The "case" statement


plpgsql_case_stmt ::= plpgsql_searched_case_stmt
                      | plpgsql_simple_case_stmt

plpgsql_searched_case_stmt ::= CASE  plpgsql_searched_when_leg [ ... ] 
                                [ ELSE 
                                  [ plpgsql_executable_stmt [ ... ] ] ] 
                                END CASE

plpgsql_searched_when_leg ::= WHEN guard_expression THEN 
                              [ plpgsql_executable_stmt [ ... ] ]

plpgsql_simple_case_stmt ::= CASE target_expression  
                             plpgsql_simple_when_leg [ ... ]  
                             [ ELSE 
                               [ plpgsql_executable_stmt [ ... ] ] ]  
                             END CASE

plpgsql_simple_when_leg ::= WHEN candidate_expression THEN 
                            [ plpgsql_executable_stmt [ ... ] ]

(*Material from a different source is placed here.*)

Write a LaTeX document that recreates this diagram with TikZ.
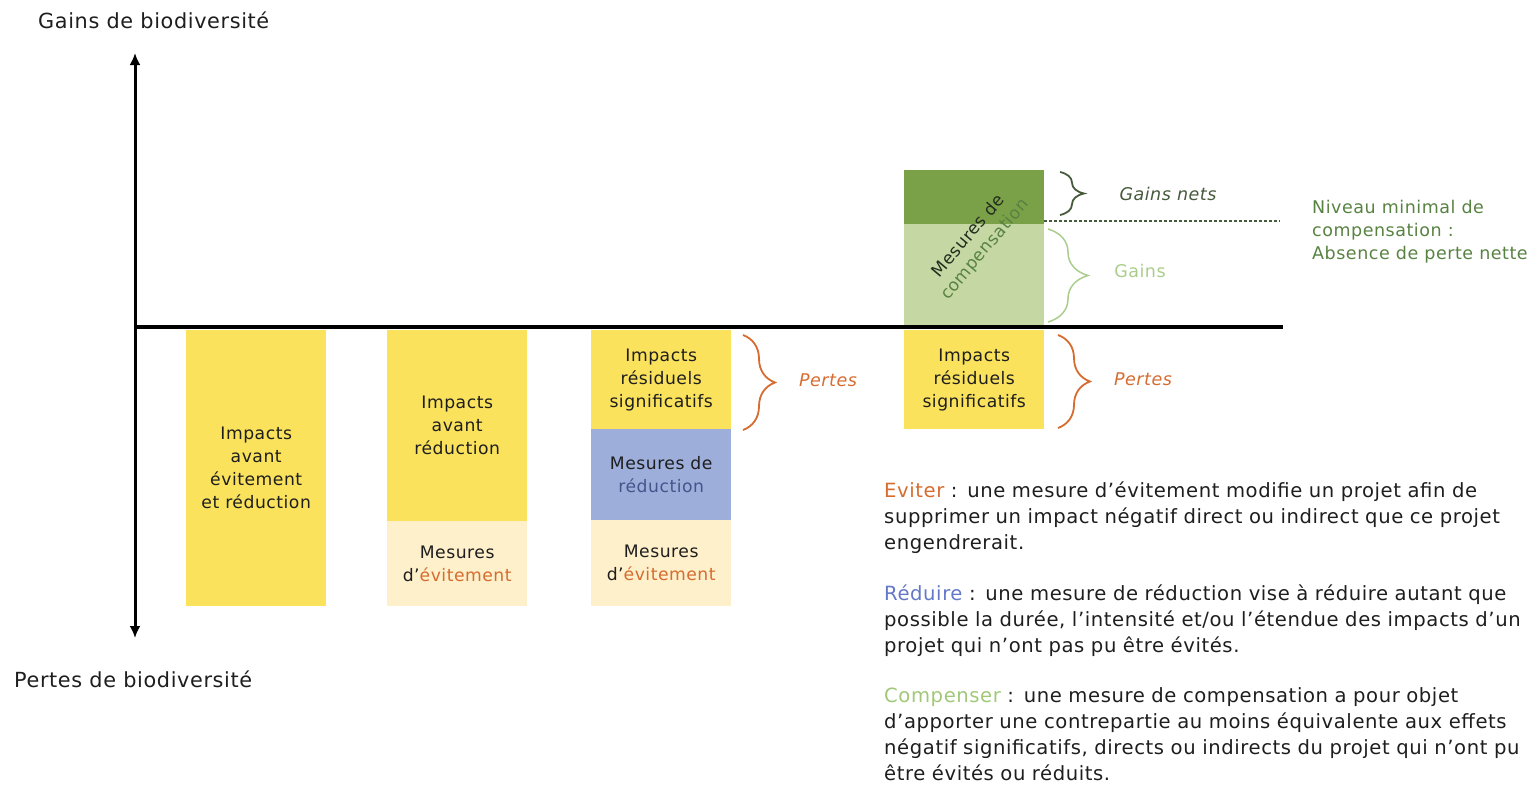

Just like the if statement, the case statement lets you specify one or several lists of executable statements so that a maximum of one of those lists will be selected. Each list is guarded by a boolean guard_expression—and each is tested in turn, in the order in which they are written.

The guard_expression is written:

  • in the searched case statement, explicitly as an boolean expression in each plpgsql_searched_when_leg
  • in the simple case statement, implicitly by writing the expression on the left hand side of the implied equality operator immediately after the case keyword that introduces the statement and by writing the expression on the right hand side of the implied equality operator immediately after the when keyword in each plpgsql_simple_when_leg.

When a guard_expression evaluates to false, the point of execution immediately moves to the next guard_expression, skipping the statement list that it guards. As soon as a guard_expression evaluates to true, the statement list that it guards is executed; and on completion of that list, control passes to the first statement after the end case of the case statement—skipping the evaluation of any remaining guard_expressions. This economical testing of the guard_expressions is common to many programming languages. It is a particular example of so-called short-circuit evaluation.

Critically, and in contrast to the if statement's semantics, the 20000 (case not found) error occurs if every guard expression (whether explicit or implicit) evaluates to false.

Here is the template of the simplest case statement:

  when <guard_expression> then
    <guarded statement list>
end case;

However, this degenerate form is not useful because it has the same effect as this:

assert <guard_expression>;
<guarded statement list>

In other words, an exception is guaranteed unless the guard_expression evaluates to true.

The two-leg form of the simple case statement is useful when the target expression is a boolean variable that (if the larger context is bug-free) will always be not null:

create procedure s.p(b in boolean)
  set search_path = pg_catalog, pg_temp
  language plpgsql
as $body$
  case b
    when  true then
      <some actions>
    when false then
      <some alternative actions>
  end case;

Try this counter example:

call s.p(null);

This causes the 20000 error:

ERROR:  case not found
HINT:  CASE statement is missing ELSE part.
CONTEXT:  PL/pgSQL function s.p(boolean) line 3 at CASE

honoring the defined case statement semantics.

A case statement can always be rewritten as an if statement. But care must be taken to implement the case not found semantics when the to-be-rewritten case statement doesn't have a bare else branch.

Programmers argue about their preferences for the choice between a case statement and an if statement. See the tip at the send of the if statement page.